On Thursday, his decision to stick around looked like a smart move, as the
director of the Federal Bureau of Investigation, Louis Freeh, formally
appointed Schiliro to run the bureau's New York office. Coincidentally, his
appointment came a day after he was basking in the limelight of announcing
the indictment of John Gotti Jr., who is accused of running the Gambino
family now that his father is in prison.

"This job is like having a front-row seat on Broadway," Schiliro said on
Thursday. "You see the whole criminal culture in all its various forms, and
you meet the John Gottis and Sammy Gravano and Jimmy Burke from the
Lufthansa crew. These are characters who you wouldn't believe if you didn't
see them yourself."

Since his role in the trash-hauling inquiry, Schiliro has been involved in
some of the most celebrated New York mob cases of the past generation: the
Pizza Connection case, the Lufthansa robbery, and the prosecution of John
Gotti Sr.

Although the organized-crime prosecutions will continue, the decline of La
Cosa Nostra and the rise of a new wave of drug organizations from Russia
and South America is expected to prompt Schiliro to widen the FBI's focus
in New York during the coming year.

Already, nearly 200 of the New York office's 1,100 agents work with the
city police on four separate anti-drug task forces. Schiliro said those
anti-drug strategies had been so effective in aiding the city's drop in
crime that he might add additional manpower.

On the other end of the spectrum, Schiliro said he would also focus on a
growing number of white-collar crimes, specifically stock market fraud.
Last year, FBI agents actually controlled a stock exchange seat in an
effort to investigate illegal securities transactions, and Schiliro said
that in his new role, he would keep close watch on the growing number of
penny-stock fraud cases and health care swindles.

Schiliro, a third-generation Italian-American who was born and raised in
Queens County, takes control of the New York office during a period of
relative stability.
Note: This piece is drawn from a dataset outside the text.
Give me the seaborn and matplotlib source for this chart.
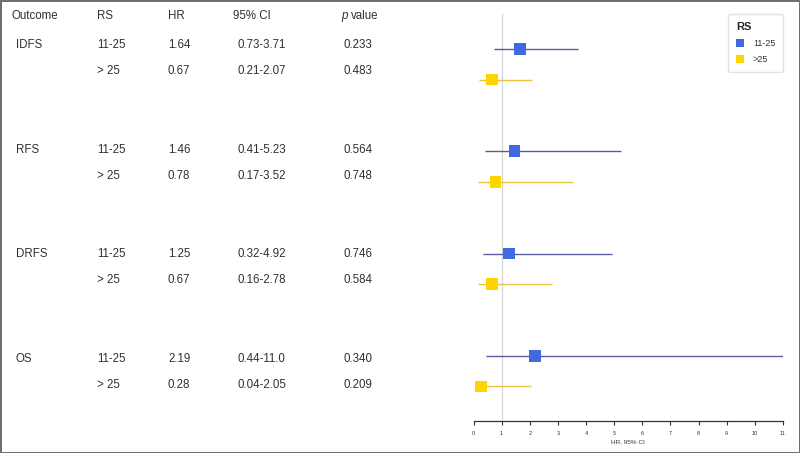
import numpy as np
import pandas as pd
import seaborn as sns
import matplotlib.pyplot as plt
from matplotlib.lines import Line2D

sns.set_theme(style="white")
plt.rcParams['font.family'] = ['Liberation Sans', 'DejaVu Sans']

# data
outcomes = ["IDFS", "RFS", "DRFS", "OS"]
rs_groups = ["11-25", ">25"]
rs_table = ["11-25", "> 25"]

hr_mid = [1.64, 1.46, 1.25, 2.19]
lo_mid = [0.73, 0.41, 0.32, 0.44]
hi_mid = [3.71, 5.23, 4.92, 11.0]
p_mid = [0.233, 0.564, 0.746, 0.340]

hr_high = [0.67, 0.78, 0.67, 0.28]
lo_high = [0.21, 0.17, 0.16, 0.04]
hi_high = [2.07, 3.52, 2.78, 2.05]
p_high = [0.483, 0.748, 0.584, 0.209]

x_ticks = list(range(0, 12))

marker_colors = {"11-25": "#4169E1", ">25": "#FFD500"}
line_colors = {"11-25": "#575c9c", ">25": "#e8c440"}
text_color = "#303030"

rows = []
for g, name in enumerate(outcomes):
    for s, (rs, hr, lo, hi, p) in enumerate([
            (rs_groups[0], hr_mid[g], lo_mid[g], hi_mid[g], p_mid[g]),
            (rs_groups[1], hr_high[g], lo_high[g], hi_high[g], p_high[g])]):
        rows.append({"outcome": name, "RS": rs, "RS_txt": rs_table[s],
                     "HR": hr, "lo": lo, "hi": hi, "p": p,
                     "group": g, "sub": s})
df = pd.DataFrame(rows)
# layout in pixel units from the top of the figure
df["y"] = 49 + df["group"] * 102.3 + df["sub"] * 30.5
df["ty"] = 45 + df["group"] * 104.6 + df["sub"] * 26

fig = plt.figure(figsize=(8, 4.53), dpi=100)
fig.patch.set_facecolor("white")
fig.patch.set_edgecolor("#707070")
fig.patch.set_linewidth(2)

# table part
tab = fig.add_axes([0, 0, 1, 1])
tab.set_xlim(0, 800)
tab.set_ylim(453, 0)
tab.axis("off")

fs = 8.3
hy = 16
tab.text(12, hy, "Outcome", fontsize=fs, va="center", color=text_color)
tab.text(97, hy, "RS", fontsize=fs, va="center", color=text_color)
tab.text(168, hy, "HR", fontsize=fs, va="center", color=text_color)
tab.text(233, hy, "95% CI", fontsize=fs, va="center", color=text_color)
tab.text(341, hy, "p", fontsize=fs, va="center", color=text_color, style="italic")
tab.text(351, hy, "value", fontsize=fs, va="center", color=text_color)

for _, r in df.iterrows():
    if r["sub"] == 0:
        tab.text(16, r["ty"], r["outcome"], fontsize=fs, va="center", color=text_color)
    tab.text(97, r["ty"], r["RS_txt"], fontsize=fs, va="center", color=text_color)
    tab.text(168, r["ty"], f"{r['HR']:.2f}", fontsize=fs, va="center", color=text_color)
    tab.text(237, r["ty"], f"{r['lo']:.2f}-{r['hi']:#.3g}", fontsize=fs, va="center", color=text_color)
    tab.text(343, r["ty"], f"{r['p']:.3f}", fontsize=fs, va="center", color=text_color)

# forest part
ax = fig.add_axes([473.5 / 800, 32 / 453, (783 - 473.5) / 800, (421 - 8) / 453])
ax.patch.set_alpha(0)
ax.set_xlim(0, 11)
ax.set_ylim(421, 8)
ax.axvline(1, ymin=0, ymax=(421 - 14) / (421 - 8), color="#d4d4d4", lw=0.9, zorder=1)

for rs in rs_groups:
    d = df[df["RS"] == rs]
    ax.hlines(d["y"], d["lo"], d["hi"], color=line_colors[rs], lw=1.0, zorder=2)

sns.scatterplot(data=df, x="HR", y="y", hue="RS", palette=marker_colors,
                marker="s", s=72, linewidth=0, legend=False, ax=ax, zorder=3,
                clip_on=False)

for side in ["top", "right", "left"]:
    ax.spines[side].set_visible(False)
ax.spines["bottom"].set_color("#333333")
ax.spines["bottom"].set_linewidth(0.9)
ax.set_yticks([])
ax.set_xticks(x_ticks)
ax.tick_params(axis="x", bottom=True, length=3, width=0.8, color="#333333",
               labelsize=4, pad=4, labelcolor="#333333")
ax.set_xlabel("HR, 95% CI", fontsize=4.6, labelpad=2.5, color="#333333")
ax.set_ylabel("")

handles = [Line2D([], [], marker="s", ls="", color=marker_colors[rs],
                  markersize=6, markeredgewidth=0) for rs in rs_groups]
leg = fig.legend(handles, rs_groups, title="RS", loc="upper right",
                 bbox_to_anchor=(783 / 800, 1 - 14 / 453), fontsize=6.5,
                 title_fontsize=8, frameon=True, fancybox=True,
                 edgecolor="#dddddd", handlelength=1, handletextpad=0.9,
                 labelspacing=0.8, borderpad=0.85, borderaxespad=0,
                 alignment="left")
leg.get_title().set_fontweight("bold")
for t in leg.get_texts():
    t.set_color("#333333")

fig.savefig("out.png", dpi=100, facecolor="white", edgecolor=fig.get_edgecolor())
His affable successor, James Kallstrom, who was the
assistant director of the FBI in charge of the New York office, led the
agency as it won high-profile convictions, including that of Ramzi Ahmed
Yousef, the mastermind of the World Trade Center bombing, and the
exhaustive -- though ultimately unsuccessful -- search for a criminal cause
in the crash of TWA Flight 800.

Kallstrom was widely credited with restoring the local FBI office's
reputation after several highly publicized embarrassments during the early
1990s. Although FBI officials arrested most of the major figures in the
1993 Trade Center bombing, they had also been criticized for ignoring
warnings about an imminent attack in the weeks before the explosion.

Schiliro, who is married and has three children, said he hopes to build on
Kallstrom's successes and to continue his campaign to push Congress and
software companies to allow law enforcement officials greater ability to
monitor encrypted computer communications.